## WHAT IS NEEDED
Each line of the material must be returned exactly.

## AVAILABLE DATA
• • • • • • •

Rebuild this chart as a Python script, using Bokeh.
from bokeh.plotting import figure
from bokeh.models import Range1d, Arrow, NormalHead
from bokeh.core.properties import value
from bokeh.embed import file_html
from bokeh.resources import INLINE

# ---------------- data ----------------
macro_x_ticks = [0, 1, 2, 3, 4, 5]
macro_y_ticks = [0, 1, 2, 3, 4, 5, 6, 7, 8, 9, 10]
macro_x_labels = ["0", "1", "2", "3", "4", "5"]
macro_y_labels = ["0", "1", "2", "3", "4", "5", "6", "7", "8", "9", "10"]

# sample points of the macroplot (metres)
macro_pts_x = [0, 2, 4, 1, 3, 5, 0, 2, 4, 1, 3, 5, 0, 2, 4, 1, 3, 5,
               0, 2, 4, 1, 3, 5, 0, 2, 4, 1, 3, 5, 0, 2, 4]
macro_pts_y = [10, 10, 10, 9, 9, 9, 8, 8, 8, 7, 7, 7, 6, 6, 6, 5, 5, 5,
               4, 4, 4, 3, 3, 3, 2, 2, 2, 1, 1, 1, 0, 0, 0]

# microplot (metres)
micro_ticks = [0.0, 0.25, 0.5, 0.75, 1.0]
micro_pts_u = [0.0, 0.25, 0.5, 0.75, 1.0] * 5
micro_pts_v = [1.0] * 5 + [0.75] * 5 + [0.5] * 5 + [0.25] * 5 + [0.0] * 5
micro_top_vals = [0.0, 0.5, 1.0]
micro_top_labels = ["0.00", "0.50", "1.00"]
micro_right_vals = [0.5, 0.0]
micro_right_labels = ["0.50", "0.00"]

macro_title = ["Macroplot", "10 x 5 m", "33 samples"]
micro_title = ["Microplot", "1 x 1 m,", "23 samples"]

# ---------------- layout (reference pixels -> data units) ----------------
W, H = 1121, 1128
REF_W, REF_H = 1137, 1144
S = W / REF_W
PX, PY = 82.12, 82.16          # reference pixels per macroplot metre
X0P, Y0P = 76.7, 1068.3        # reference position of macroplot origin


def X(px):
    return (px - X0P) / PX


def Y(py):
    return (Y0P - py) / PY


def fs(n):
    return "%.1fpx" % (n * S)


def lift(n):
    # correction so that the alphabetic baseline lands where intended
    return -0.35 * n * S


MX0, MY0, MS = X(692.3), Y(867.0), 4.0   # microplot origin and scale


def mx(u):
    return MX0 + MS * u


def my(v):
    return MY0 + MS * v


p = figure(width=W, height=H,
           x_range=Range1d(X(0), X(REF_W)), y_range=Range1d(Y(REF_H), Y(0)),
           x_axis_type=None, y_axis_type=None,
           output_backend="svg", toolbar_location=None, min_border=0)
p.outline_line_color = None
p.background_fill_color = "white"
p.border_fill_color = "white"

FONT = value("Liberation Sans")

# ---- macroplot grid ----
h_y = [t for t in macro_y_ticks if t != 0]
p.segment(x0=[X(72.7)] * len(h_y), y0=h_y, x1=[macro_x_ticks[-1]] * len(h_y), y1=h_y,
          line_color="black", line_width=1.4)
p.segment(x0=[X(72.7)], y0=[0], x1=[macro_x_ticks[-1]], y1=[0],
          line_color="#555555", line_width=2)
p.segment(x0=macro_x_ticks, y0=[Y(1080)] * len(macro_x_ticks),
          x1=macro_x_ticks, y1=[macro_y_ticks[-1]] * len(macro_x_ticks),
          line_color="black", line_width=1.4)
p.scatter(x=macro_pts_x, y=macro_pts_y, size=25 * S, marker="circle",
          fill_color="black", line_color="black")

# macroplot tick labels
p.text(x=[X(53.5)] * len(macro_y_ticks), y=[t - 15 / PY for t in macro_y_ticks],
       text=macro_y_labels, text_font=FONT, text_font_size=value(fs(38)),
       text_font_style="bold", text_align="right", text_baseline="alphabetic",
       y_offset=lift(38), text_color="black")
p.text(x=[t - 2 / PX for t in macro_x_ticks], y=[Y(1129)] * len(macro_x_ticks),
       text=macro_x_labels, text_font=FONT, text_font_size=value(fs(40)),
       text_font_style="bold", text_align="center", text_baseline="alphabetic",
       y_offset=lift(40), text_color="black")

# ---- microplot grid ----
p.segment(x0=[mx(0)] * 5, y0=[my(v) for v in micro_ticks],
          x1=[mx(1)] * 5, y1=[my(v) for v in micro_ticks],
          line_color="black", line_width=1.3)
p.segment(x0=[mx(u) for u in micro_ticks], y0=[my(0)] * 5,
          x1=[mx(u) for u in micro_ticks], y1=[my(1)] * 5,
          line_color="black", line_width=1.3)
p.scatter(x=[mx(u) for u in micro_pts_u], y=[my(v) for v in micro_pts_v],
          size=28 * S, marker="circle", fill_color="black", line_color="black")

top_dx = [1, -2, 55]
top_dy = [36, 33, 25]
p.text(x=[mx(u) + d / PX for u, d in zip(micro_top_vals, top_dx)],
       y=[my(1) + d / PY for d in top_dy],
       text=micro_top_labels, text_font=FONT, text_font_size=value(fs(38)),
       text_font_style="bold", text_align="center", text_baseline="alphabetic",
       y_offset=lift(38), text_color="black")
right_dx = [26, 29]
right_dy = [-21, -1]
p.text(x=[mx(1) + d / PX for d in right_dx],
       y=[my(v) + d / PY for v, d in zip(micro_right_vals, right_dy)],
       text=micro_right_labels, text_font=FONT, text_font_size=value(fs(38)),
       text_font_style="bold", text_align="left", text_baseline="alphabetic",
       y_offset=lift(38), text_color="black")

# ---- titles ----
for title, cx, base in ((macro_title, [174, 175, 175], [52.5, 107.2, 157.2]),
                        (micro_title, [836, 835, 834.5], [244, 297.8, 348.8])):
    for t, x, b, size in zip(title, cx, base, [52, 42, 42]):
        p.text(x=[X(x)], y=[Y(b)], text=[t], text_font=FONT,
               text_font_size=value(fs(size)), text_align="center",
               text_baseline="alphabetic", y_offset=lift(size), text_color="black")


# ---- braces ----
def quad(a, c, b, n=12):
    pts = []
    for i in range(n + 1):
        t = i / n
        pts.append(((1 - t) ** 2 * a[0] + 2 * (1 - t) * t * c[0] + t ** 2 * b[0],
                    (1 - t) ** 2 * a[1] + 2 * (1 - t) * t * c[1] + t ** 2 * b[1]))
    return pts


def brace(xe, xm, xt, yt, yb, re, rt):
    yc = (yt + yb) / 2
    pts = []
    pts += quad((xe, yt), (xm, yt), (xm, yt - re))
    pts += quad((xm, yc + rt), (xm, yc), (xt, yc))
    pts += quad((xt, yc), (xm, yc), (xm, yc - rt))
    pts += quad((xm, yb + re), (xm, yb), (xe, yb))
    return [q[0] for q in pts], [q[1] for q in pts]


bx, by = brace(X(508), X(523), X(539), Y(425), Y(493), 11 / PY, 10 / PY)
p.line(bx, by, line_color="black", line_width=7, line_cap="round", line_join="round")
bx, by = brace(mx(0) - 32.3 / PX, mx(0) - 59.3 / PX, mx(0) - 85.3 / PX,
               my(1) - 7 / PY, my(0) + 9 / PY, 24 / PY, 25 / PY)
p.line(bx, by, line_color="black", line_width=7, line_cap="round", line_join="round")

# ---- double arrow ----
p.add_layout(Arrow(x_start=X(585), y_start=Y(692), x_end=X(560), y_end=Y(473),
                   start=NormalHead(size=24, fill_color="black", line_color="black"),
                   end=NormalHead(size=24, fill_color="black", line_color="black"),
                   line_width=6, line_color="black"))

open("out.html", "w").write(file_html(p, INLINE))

• • • • • • •

## FINAL ANSWER
Rebuild this chart as a Python script, using Bokeh.
from bokeh.plotting import figure
from bokeh.models import Range1d, Arrow, NormalHead
from bokeh.core.properties import value
from bokeh.embed import file_html
from bokeh.resources import INLINE

# ---------------- data ----------------
macro_x_ticks = [0, 1, 2, 3, 4, 5]
macro_y_ticks = [0, 1, 2, 3, 4, 5, 6, 7, 8, 9, 10]
macro_x_labels = ["0", "1", "2", "3", "4", "5"]
macro_y_labels = ["0", "1", "2", "3", "4", "5", "6", "7", "8", "9", "10"]

# sample points of the macroplot (metres)
macro_pts_x = [0, 2, 4, 1, 3, 5, 0, 2, 4, 1, 3, 5, 0, 2, 4, 1, 3, 5,
               0, 2, 4, 1, 3, 5, 0, 2, 4, 1, 3, 5, 0, 2, 4]
macro_pts_y = [10, 10, 10, 9, 9, 9, 8, 8, 8, 7, 7, 7, 6, 6, 6, 5, 5, 5,
               4, 4, 4, 3, 3, 3, 2, 2, 2, 1, 1, 1, 0, 0, 0]

# microplot (metres)
micro_ticks = [0.0, 0.25, 0.5, 0.75, 1.0]
micro_pts_u = [0.0, 0.25, 0.5, 0.75, 1.0] * 5
micro_pts_v = [1.0] * 5 + [0.75] * 5 + [0.5] * 5 + [0.25] * 5 + [0.0] * 5
micro_top_vals = [0.0, 0.5, 1.0]
micro_top_labels = ["0.00", "0.50", "1.00"]
micro_right_vals = [0.5, 0.0]
micro_right_labels = ["0.50", "0.00"]

macro_title = ["Macroplot", "10 x 5 m", "33 samples"]
micro_title = ["Microplot", "1 x 1 m,", "23 samples"]

# ---------------- layout (reference pixels -> data units) ----------------
W, H = 1121, 1128
REF_W, REF_H = 1137, 1144
S = W / REF_W
PX, PY = 82.12, 82.16          # reference pixels per macroplot metre
X0P, Y0P = 76.7, 1068.3        # reference position of macroplot origin


def X(px):
    return (px - X0P) / PX


def Y(py):
    return (Y0P - py) / PY


def fs(n):
    return "%.1fpx" % (n * S)


def lift(n):
    # correction so that the alphabetic baseline lands where intended
    return -0.35 * n * S


MX0, MY0, MS = X(692.3), Y(867.0), 4.0   # microplot origin and scale


def mx(u):
    return MX0 + MS * u


def my(v):
    return MY0 + MS * v


p = figure(width=W, height=H,
           x_range=Range1d(X(0), X(REF_W)), y_range=Range1d(Y(REF_H), Y(0)),
           x_axis_type=None, y_axis_type=None,
           output_backend="svg", toolbar_location=None, min_border=0)
p.outline_line_color = None
p.background_fill_color = "white"
p.border_fill_color = "white"

FONT = value("Liberation Sans")

# ---- macroplot grid ----
h_y = [t for t in macro_y_ticks if t != 0]
p.segment(x0=[X(72.7)] * len(h_y), y0=h_y, x1=[macro_x_ticks[-1]] * len(h_y), y1=h_y,
          line_color="black", line_width=1.4)
p.segment(x0=[X(72.7)], y0=[0], x1=[macro_x_ticks[-1]], y1=[0],
          line_color="#555555", line_width=2)
p.segment(x0=macro_x_ticks, y0=[Y(1080)] * len(macro_x_ticks),
          x1=macro_x_ticks, y1=[macro_y_ticks[-1]] * len(macro_x_ticks),
          line_color="black", line_width=1.4)
p.scatter(x=macro_pts_x, y=macro_pts_y, size=25 * S, marker="circle",
          fill_color="black", line_color="black")

# macroplot tick labels
p.text(x=[X(53.5)] * len(macro_y_ticks), y=[t - 15 / PY for t in macro_y_ticks],
       text=macro_y_labels, text_font=FONT, text_font_size=value(fs(38)),
       text_font_style="bold", text_align="right", text_baseline="alphabetic",
       y_offset=lift(38), text_color="black")
p.text(x=[t - 2 / PX for t in macro_x_ticks], y=[Y(1129)] * len(macro_x_ticks),
       text=macro_x_labels, text_font=FONT, text_font_size=value(fs(40)),
       text_font_style="bold", text_align="center", text_baseline="alphabetic",
       y_offset=lift(40), text_color="black")

# ---- microplot grid ----
p.segment(x0=[mx(0)] * 5, y0=[my(v) for v in micro_ticks],
          x1=[mx(1)] * 5, y1=[my(v) for v in micro_ticks],
          line_color="black", line_width=1.3)
p.segment(x0=[mx(u) for u in micro_ticks], y0=[my(0)] * 5,
          x1=[mx(u) for u in micro_ticks], y1=[my(1)] * 5,
          line_color="black", line_width=1.3)
p.scatter(x=[mx(u) for u in micro_pts_u], y=[my(v) for v in micro_pts_v],
          size=28 * S, marker="circle", fill_color="black", line_color="black")

top_dx = [1, -2, 55]
top_dy = [36, 33, 25]
p.text(x=[mx(u) + d / PX for u, d in zip(micro_top_vals, top_dx)],
       y=[my(1) + d / PY for d in top_dy],
       text=micro_top_labels, text_font=FONT, text_font_size=value(fs(38)),
       text_font_style="bold", text_align="center", text_baseline="alphabetic",
       y_offset=lift(38), text_color="black")
right_dx = [26, 29]
right_dy = [-21, -1]
p.text(x=[mx(1) + d / PX for d in right_dx],
       y=[my(v) + d / PY for v, d in zip(micro_right_vals, right_dy)],
       text=micro_right_labels, text_font=FONT, text_font_size=value(fs(38)),
       text_font_style="bold", text_align="left", text_baseline="alphabetic",
       y_offset=lift(38), text_color="black")

# ---- titles ----
for title, cx, base in ((macro_title, [174, 175, 175], [52.5, 107.2, 157.2]),
                        (micro_title, [836, 835, 834.5], [244, 297.8, 348.8])):
    for t, x, b, size in zip(title, cx, base, [52, 42, 42]):
        p.text(x=[X(x)], y=[Y(b)], text=[t], text_font=FONT,
               text_font_size=value(fs(size)), text_align="center",
               text_baseline="alphabetic", y_offset=lift(size), text_color="black")


# ---- braces ----
def quad(a, c, b, n=12):
    pts = []
    for i in range(n + 1):
        t = i / n
        pts.append(((1 - t) ** 2 * a[0] + 2 * (1 - t) * t * c[0] + t ** 2 * b[0],
                    (1 - t) ** 2 * a[1] + 2 * (1 - t) * t * c[1] + t ** 2 * b[1]))
    return pts


def brace(xe, xm, xt, yt, yb, re, rt):
    yc = (yt + yb) / 2
    pts = []
    pts += quad((xe, yt), (xm, yt), (xm, yt - re))
    pts += quad((xm, yc + rt), (xm, yc), (xt, yc))
    pts += quad((xt, yc), (xm, yc), (xm, yc - rt))
    pts += quad((xm, yb + re), (xm, yb), (xe, yb))
    return [q[0] for q in pts], [q[1] for q in pts]


bx, by = brace(X(508), X(523), X(539), Y(425), Y(493), 11 / PY, 10 / PY)
p.line(bx, by, line_color="black", line_width=7, line_cap="round", line_join="round")
bx, by = brace(mx(0) - 32.3 / PX, mx(0) - 59.3 / PX, mx(0) - 85.3 / PX,
               my(1) - 7 / PY, my(0) + 9 / PY, 24 / PY, 25 / PY)
p.line(bx, by, line_color="black", line_width=7, line_cap="round", line_join="round")

# ---- double arrow ----
p.add_layout(Arrow(x_start=X(585), y_start=Y(692), x_end=X(560), y_end=Y(473),
                   start=NormalHead(size=24, fill_color="black", line_color="black"),
                   end=NormalHead(size=24, fill_color="black", line_color="black"),
                   line_width=6, line_color="black"))

open("out.html", "w").write(file_html(p, INLINE))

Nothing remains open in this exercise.